My mother has always loved poetry. When I was seventeen, I read her a poem I had written.
She laughed at it.
That would have been fine, except, it wasn’t supposed to be funny. She just thought it was laughably awful.
It was thirty-seven years before I let her hear another one, just yesterday. This one, from my other site, is supposed to funny:
I’m good at being tired,
Although I have to say
I can’t quite figure out how that
Can help my résumé
If only my exhaustion
Could be turned into pay,
I’d buy the mansion up the street,
And sleep in it
She seemed to enjoy it, although I recited it and got the reaction before telling her it was mine. That’s how afraid I was of her potential reaction.
Even though I wrote song lyrics for years, and she heard me sing some of those, she never again saw or heard a poem out of me for almost four decades. And neither did anyone else, until I started writing and posting poetry on WordPress about four years ago.
When I came to see her last December, I gave her a copy of “Sack Nasty: Prison Poems by Ra Avis“. She had read it, and told me she loved it. She asked me how I knew the author (“We belong to the same polo club. No, not really, I read her blog, etc.”)
She was particularly interested in her story because my mom did volunteer work with women’s prisons for years, visiting prisoners who otherwise never had any. And my mom speaks Spanish, which came in handy where we lived in Florida. She asked me to pass a message onto Ra, which I’m sharing here with Rara’s permission:
“A fuerza, ni los zapatos entran.”
I speak no Spanish, so I had Ra translate, which loosely is, “It takes more than just strength to get something done”. Or, more literally, “Not even your shoes go on by force.”
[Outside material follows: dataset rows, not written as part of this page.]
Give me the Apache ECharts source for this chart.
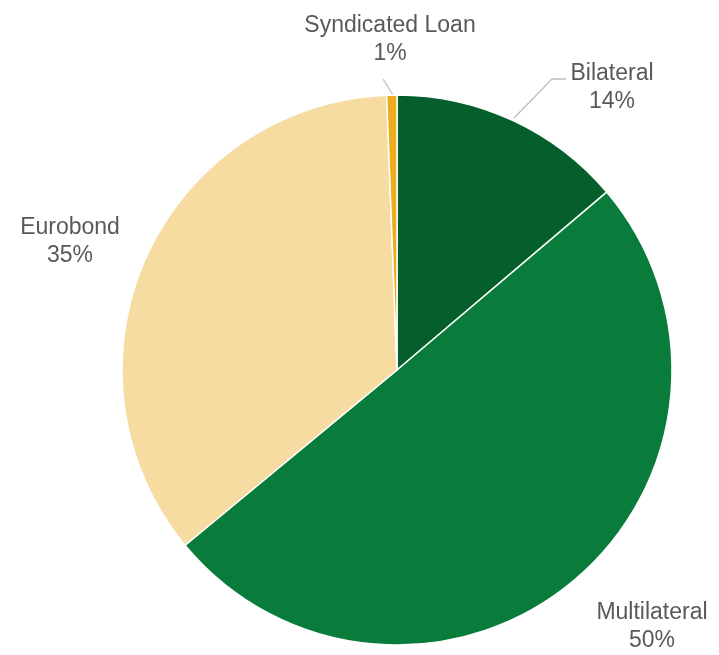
<!DOCTYPE html>
<html>
<head>
<meta charset="utf-8">
<script src="https://cdn.jsdelivr.net/npm/echarts@6/dist/echarts.min.js"></script>
<style>html,body{margin:0;padding:0;background:#fff}#c{width:719px;height:655px}</style>
</head>
<body>
<div id="c"></div>
<script>
var categories = ['Bilateral', 'Multilateral', 'Eurobond', 'Syndicated Loan'];
var values = [13.8, 50.2, 35.4, 0.6];
var colors = ['#045F2C', '#097B3A', '#F7DCA2', '#EDAC1D'];

var labelPos = [
  {x: 612, y: 88, line: [[514, 118], [552, 79], [566, 79]]},
  {x: 652, y: 627, line: null},
  {x: 70, y: 242, line: null},
  {x: 390, y: 40, line: [[393, 95], [383, 79], [383, 79]]}
];

var chart = echarts.init(document.getElementById('c'), null, {renderer: 'canvas'});
chart.setOption({
  animation: false,
  series: [{
    type: 'pie',
    center: [397, 370],
    radius: [0, 275],
    startAngle: 90,
    clockwise: true,
    avoidLabelOverlap: false,
    emphasis: {disabled: true},
    itemStyle: {borderColor: '#ffffff', borderWidth: 1.5},
    label: {
      show: true,
      position: 'outside',
      fontFamily: 'Liberation Sans, Arial, sans-serif',
      fontSize: 23,
      lineHeight: 28,
      color: '#595959',
      align: 'center',
      formatter: function (p) { return p.name + '\n' + Math.round(p.percent) + '%'; }
    },
    labelLine: {show: true, lineStyle: {color: '#BFBFBF', width: 1.3}},
    labelLayout: function (p) {
      var lp = labelPos[p.dataIndex];
      var r = {x: lp.x, y: lp.y, align: 'center', verticalAlign: 'middle'};
      if (lp.line) { r.labelLinePoints = lp.line; }
      else { r.labelLinePoints = [[0,0],[0,0],[0,0]]; }
      return r;
    },
    data: categories.map(function (c, i) {
      return {name: c, value: values[i], itemStyle: {color: colors[i]},
        labelLine: {show: !!labelPos[i].line}};
    })
  }]
});
</script>
</body>
</html>
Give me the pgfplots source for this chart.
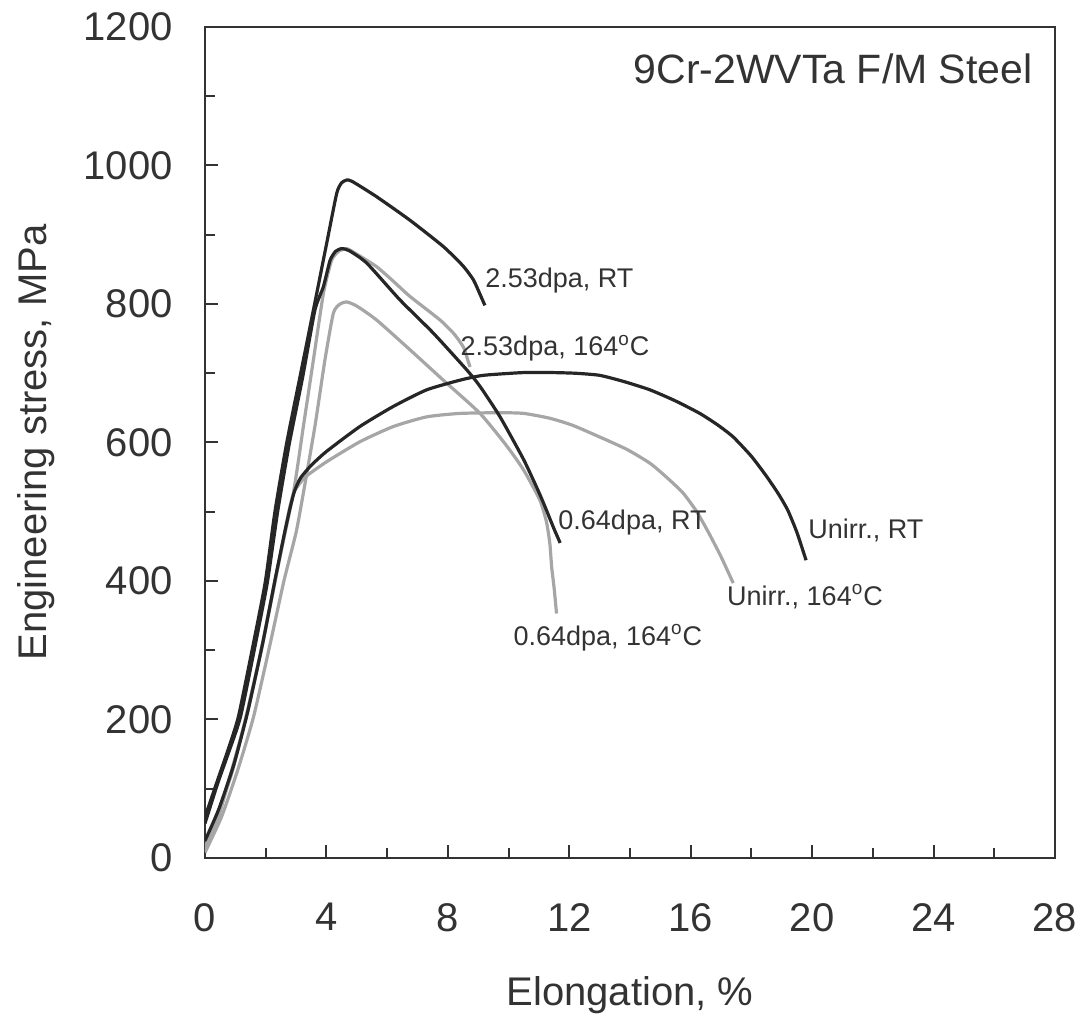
\documentclass[border=0pt]{standalone}
\usepackage{fontspec}
\setmainfont{Liberation Sans}
\usepackage{pgfplots}
\pgfplotsset{compat=1.18}

\definecolor{darkc}{HTML}{262626}
\definecolor{lightc}{HTML}{A6A6A6}
\definecolor{txt}{HTML}{333333}

\newcommand{\fsz}[1]{\fontsize{#1}{#1}\selectfont}

\begin{document}
\begin{tikzpicture}
% page = reference frame, 1 px = 0.5pt, axis box corner at (0,0)
\useasboundingbox (-102.5pt,-79.5pt) rectangle (439pt,429pt);
\begin{axis}[
  at={(0,0)}, anchor=south west,
  width=425pt, height=415.5pt,
  scale only axis,
  xmin=0, xmax=28, ymin=0, ymax=1200,
  xtick={0,4,...,28},
  ytick={0,200,...,1200},
  minor x tick num=1,
  minor y tick num=1,
  tick pos=left,
  tick align=inside,
  major tick length=6.5pt,
  minor tick length=5pt,
  axis line style={line width=1pt, txt},
  tick style={line width=1pt, txt},
  scaled ticks=false,
  /pgf/number format/assume math mode=true,
  /pgf/number format/1000 sep={},
  ticklabel style={font=\fsz{20}, text=txt},
  xticklabel style={anchor=north, inner sep=0pt, yshift=-22.5pt},
  yticklabel style={anchor=east, inner sep=0pt, xshift=-16pt},
  xlabel={Elongation, \%},
  ylabel={Engineering stress, MPa},
  xlabel style={at={(axis description cs:0.5,-0.177)}, anchor=base,
                inner sep=0pt, font=\fsz{20}, text=txt},
  ylabel style={at={(axis description cs:-0.186,0.5)}, anchor=base,
                inner sep=0pt, font=\fsz{20}, text=txt},
  every axis plot/.append style={line width=1.6pt, line join=round,
                                 smooth, tension=0.35},
]

% light curves (164 C)
\addplot[lightc] coordinates {
  (0,10) (0.45,60) (0.9,130) (1.4,210) (1.9,310) (2.3,397) (2.6,465)
  (2.8,508) (2.95,530) (3.3,550) (4.0,572) (5.1,601) (6.2,623) (7.3,637)
  (8.4,642) (9.7,643) (10.5,642) (11.36,635) (12.1,625) (13.0,608)
  (13.9,590) (14.66,570) (15.2,550) (15.75,527) (16.2,500) (16.6,469)
  (17.0,435) (17.4,397)
};
\addplot[lightc] coordinates {
  (0,15) (0.4,60) (0.9,125) (1.35,204) (1.85,300) (2.3,400) (2.91,527)
  (3.24,623) (3.57,719) (3.9,815) (4.17,863) (4.4,876) (4.67,880)
  (5.0,872) (5.65,854) (6.2,833) (6.75,811) (7.74,777) (8.2,757)
  (8.51,738) (8.65,720) (8.73,709)
};
\addplot[lightc] coordinates {
  (0,8) (0.55,60) (1.1,130) (1.6,204) (2.1,300) (2.6,400) (3.0,470)
  (3.24,527) (3.62,623) (3.95,719) (4.23,787) (4.45,800) (4.67,803)
  (5.0,797) (5.65,777) (6.75,734) (7.85,690) (9.06,642) (9.94,595)
  (10.5,560) (11.03,517) (11.25,485) (11.36,454) (11.42,420) (11.5,390)
  (11.58,353)
};

% dark curves (RT)
\addplot[darkc] coordinates {
  (0,25) (0.45,70) (0.95,135) (1.4,210) (1.9,310) (2.3,400) (2.6,465)
  (2.8,505) (2.95,530) (3.15,549) (3.5,567) (4.0,587) (5.1,623)
  (6.2,652) (7.3,676) (8.4,690) (9.17,697) (10.5,701) (11.4,701)
  (12.2,700) (13.0,697) (13.8,688) (14.66,676) (15.5,660) (16.3,642)
  (16.9,625) (17.4,608) (18.0,580) (18.5,551) (18.9,525) (19.2,502)
  (19.5,470) (19.8,430)
};
\addplot[darkc] coordinates {
  (0,59) (0.38,108) (0.75,155) (1.1,204) (1.55,300) (1.98,397)
  (2.31,502) (2.69,599) (3.13,695) (3.57,791) (4.01,888) (4.34,960)
  (4.5,975) (4.67,979) (4.85,977) (5.65,955) (6.75,921) (7.85,883)
  (8.5,855) (8.84,835) (9.05,815) (9.22,798)
};
\addplot[darkc] coordinates {
  (0,50) (0.42,108) (0.8,155) (1.17,204) (1.62,300) (2.05,397)
  (2.4,502) (2.78,599) (3.22,695) (3.62,791) (3.9,825) (4.12,863)
  (4.3,876) (4.5,880) (4.75,877) (5.33,859) (6.42,806) (7.52,758)
  (8.62,705) (9.06,681) (9.72,637) (10.5,575) (11.0,528) (11.25,502)
  (11.5,475) (11.7,455)
};

% labels
\begin{scope}[every node/.style={inner sep=0pt, anchor=base west,
                                 font=\fsz{13.5}, text=txt}]
\node at (axis cs:9.22,824) {2.53dpa, RT};
\node at (axis cs:8.41,725) {2.53dpa, 164\textsuperscript{o}C};
\node at (axis cs:11.63,474) {0.64dpa, RT};
\node at (axis cs:19.86,462) {Unirr., RT};
\node at (axis cs:17.19,365) {Unirr., 164\textsuperscript{o}C};
\node at (axis cs:10.15,307) {0.64dpa, 164\textsuperscript{o}C};
\end{scope}
\node[inner sep=0pt, anchor=base east, font=\fsz{20.5}, text=txt]
  at (axis cs:27.27,1119) {9Cr-2WVTa F/M Steel};
\end{axis}
\end{tikzpicture}
\end{document}
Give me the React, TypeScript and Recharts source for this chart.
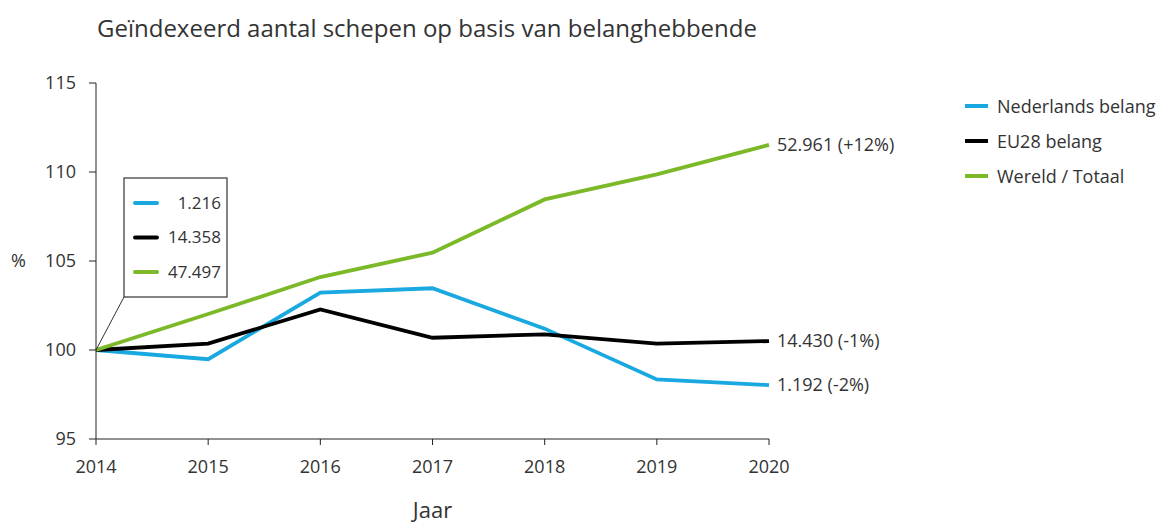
import React from 'react'
import {
  LineChart,
  Line,
  XAxis,
  YAxis,
  ReferenceDot,
} from 'recharts'

const YEARS = [2014, 2015, 2016, 2017, 2018, 2019, 2020]
const NL = [100, 99.48, 103.22, 103.47, 101.2, 98.35, 98.03]
const EU = [100, 100.36, 102.28, 100.69, 100.88, 100.36, 100.5]
const WORLD = [100, 102.02, 104.1, 105.47, 108.46, 109.87, 111.52]

const SERIES_NAMES = ['Nederlands belang', 'EU28 belang', 'Wereld / Totaal']
const START_LABELS = ['1.216', '14.358', '47.497']
const END_LABELS = ['1.192 (-2%)', '14.430 (-1%)', '52.961 (+12%)']
const Y_TICKS = [95, 100, 105, 110, 115]

const COLORS = ['#1AA8E0', '#000000', '#7CB929']
const KEYS = ['nl', 'eu', 'world']
const FONT = '"Open Sans", "Noto Sans", sans-serif'
const TEXT = '#333333'

const data = YEARS.map((year, i) => ({
  year,
  nl: NL[i],
  eu: EU[i],
  world: WORLD[i],
}))

const endLabel = (idx: number) => (props: any) => {
  const { x, y, index } = props
  if (index !== YEARS.length - 1) return null
  return (
    <text
      x={x + 8}
      y={y}
      dy="0.35em"
      fontSize={18}
      fontFamily={FONT}
      fill={TEXT}
    >
      {END_LABELS[idx]}
    </text>
  )
}

// boxed callout with absolute 2014 values
const CalloutShape = (props: any) => {
  const { cx, cy } = props
  const bx = cx + 28
  const by = cy - 172
  const bw = 103
  const bh = 119
  return (
    <g>
      <line x1={cx} y1={cy} x2={bx} y2={by + bh} stroke="#333" strokeWidth={1} />
      <rect x={bx} y={by} width={bw} height={bh} fill="#fff" stroke="#333" strokeWidth={1.2} />
      {START_LABELS.map((lbl, i) => {
        const ly = by + 25 + i * 34.5
        return (
          <g key={lbl}>
            <line x1={bx + 11} x2={bx + 33} y1={ly} y2={ly} stroke={COLORS[i]} strokeWidth={4} strokeLinecap="round" />
            <text
              x={bx + bw - 6}
              y={ly}
              dy="0.35em"
              textAnchor="end"
              fontSize={17}
              fontFamily={FONT}
              fill={TEXT}
            >
              {lbl}
            </text>
          </g>
        )
      })}
    </g>
  )
}

function SeriesLegend() {
  return (
    <div
      style={{
        position: 'absolute',
        left: 965,
        top: 88,
        fontFamily: FONT,
        fontSize: 18,
        color: TEXT,
        whiteSpace: 'nowrap',
      }}
    >
      {SERIES_NAMES.map((name, i) => (
        <div key={name} style={{ display: 'flex', alignItems: 'center', height: 35 }}>
          <span
            style={{
              width: 23,
              height: 4,
              background: COLORS[i],
              display: 'inline-block',
              marginRight: 9,
            }}
          />
          {name}
        </div>
      ))}
    </div>
  )
}

export default function App() {
  return (
    <div
      style={{
        position: 'absolute',
        left: 0,
        top: 0,
        width: 1161,
        height: 526,
        background: '#fff',
      }}
    >
      <div
        style={{
          position: 'absolute',
          left: 97,
          top: 11,
          fontFamily: FONT,
          fontSize: 24,
          color: TEXT,
          whiteSpace: 'nowrap',
        }}
      >
        Geïndexeerd aantal schepen op basis van belanghebbende
      </div>
      <LineChart
        width={1161}
        height={526}
        data={data}
        margin={{ top: 83, right: 392, bottom: 0, left: 0 }}
      >
        <XAxis
          dataKey="year"
          type="number"
          domain={[2014, 2020]}
          ticks={YEARS}
          height={87}
          tickSize={6}
          tickMargin={15}
          stroke="#222"
          tick={{ fill: TEXT, fontSize: 18, fontFamily: FONT }}
          label={{
            value: 'Jaar',
            position: 'insideBottom',
            offset: 8,
            fill: TEXT,
            fontSize: 22,
            fontFamily: FONT,
          }}
        />
        <YAxis
          type="number"
          domain={[95, 115]}
          ticks={Y_TICKS}
          width={96}
          tickSize={7}
          tickMargin={13}
          stroke="#222"
          tick={{ fill: TEXT, fontSize: 18, fontFamily: FONT }}
          label={{
            value: '%',
            position: 'insideLeft',
            offset: 11,
            fill: TEXT,
            fontSize: 18,
            fontFamily: FONT,
          }}
        />
        {KEYS.map((k, i) => (
          <Line
            key={k}
            dataKey={k}
            name={SERIES_NAMES[i]}
            stroke={COLORS[i]}
            strokeWidth={3.8}
            dot={false}
            activeDot={false}
            label={endLabel(i)}
            isAnimationActive={false}
          />
        ))}
        <ReferenceDot x={2014} y={100} shape={CalloutShape} />
      </LineChart>
      <SeriesLegend />
    </div>
  )
}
I took it to mean my mom recognized her as a kindred spirit, and was sort of saying, “Lady, keep pushing. Just remember pushing alone won’t get it done.”
I had been afraid to share my poetry with my mother, because I didn’t want to be laughed at again. She loves my piano playing, and musical composing, and thinks I’m hysterically funny, but she never saw me as a poet. My mother knows more poems by heart than anyone I’ve ever known, so I assumed she’d know.
My ex-wife used to tell me I could never really be great at anything because I can’t deal with criticism. There’s probably some truth to that. Criticism is the world’s most universally participated-in spectator sport.
But if fear of criticism is holding you back, you might as well just become a hermit, and even then, nearby hermits will criticize your cave. I let myself become a poetry hermit, because of one day, one poem, one reaction. Here is that poem, by the way:
The Way I See You
If you saw you the same way I see you,
You’d never doubt that you could touch the farthest stars.
For here, by the moonlit waters, I tell you
The ocean waves only move, in hopes of touching you.
But you will never know me, hear me, or touch me.
For poets write of the love they feel,
While dancers, football players, and rock stars
Actually get to experience being loved.
If I saw me the same way you see me,
I’d realize that I don’t really exist.
It’s not a very good poem, I realize that. Yet, those were the deepest feelings I had at the time (or thereabouts).
As to my ailing mother, she is going to live as she pleases, and that includes dying as she pleases. She knows only too well that it takes more than brute force to get something done. It would grieve her to know that I hid my poetry away because of that one off-hand reaction she gave me thirty-seven years ago. Because she loves me, as mothers do.
She just couldn’t fake enthusiasm for a crummy poem.